Sector rotation tends to accelerate in these environments. Trade‑exposed and cyclical sectors may underperform, while more defensive areas like utilities, healthcare, and consumer staples are relatively resilient. At the same time, quality and low‑volatility factors often attract inflows, reflecting investors’ preference for stable balance sheets and predictable cash flows during risk‑off regimes.

Cross‑asset flows also matter. Rising demand for safe‑haven FX and government bonds can coincide with outflows from equities and credit. For macro and multi‑asset traders, these relationships create opportunities to express views via relative value trades or hedges—for example, pairing short equity futures with long JPY exposure to capture correlated moves.

Volatility itself becomes an asset. Strategies that benefit from wider ranges and larger intraday swings, such as short‑term mean reversion or breakout trading, may find more opportunities, while longer‑term trend followers need to account for the likelihood of sharp counter‑trend moves driven by policy headlines.

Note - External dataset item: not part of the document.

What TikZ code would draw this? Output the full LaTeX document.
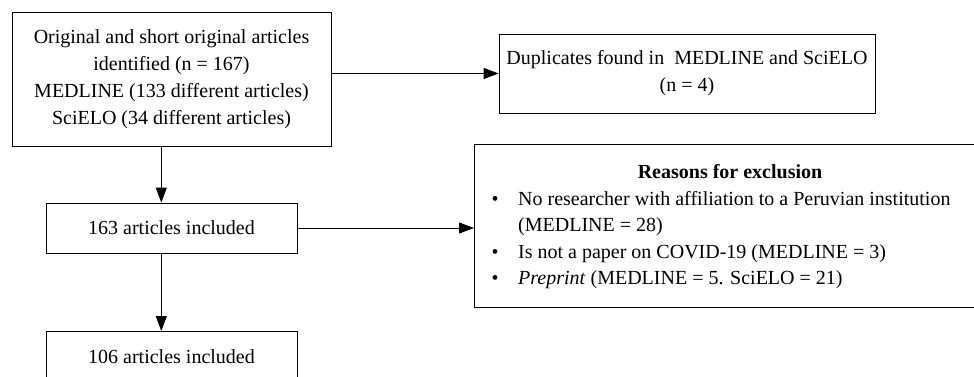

How Traders Can Navigate Heightened Volatility

For both live and simulated finance traders, tariff-driven market stress is an important environment to understand and practice in. It combines macro narrative, political risk, and technical volatility, testing a broad set of skills from news interpretation to risk management.

Several practical takeaways stand out

First, stay anchored in the policy narrative. Track not only the tariff levels and targeted sectors, but also the tone of official communication. A shift from escalation to negotiation can reverse risk sentiment quickly; being aware of that shift early can be a competitive advantage.

Second, adjust volatility assumptions. Higher realized and implied volatility means that previous stop distances, position sizes, and intraday timeframes may no longer be appropriate. Recalibrating risk parameters to the new regime helps avoid forced liquidations from oversized positions.

Third, diversify the way you express views. Instead of concentrated bets on a single index or currency pair, consider using a mix of FX, equity futures, and, where relevant, volatility instruments to build more balanced exposure to the trade narrative.

Finally, treat simulated environments as a laboratory for stress scenarios. Platforms in the SimFi space allow traders to test how their strategies behave under trade‑war shocks without capital at risk, providing valuable insight before deploying risk in live markets.

As US‑China tensions reheat with tariffs climbing into triple digits, markets are reminding traders that geopolitics and macro policy remain powerful drivers of volatility. Those who can read the narrative, respect the risk, and adapt their playbook will be best positioned to navigate the turbulence—and potentially to find opportunity within it.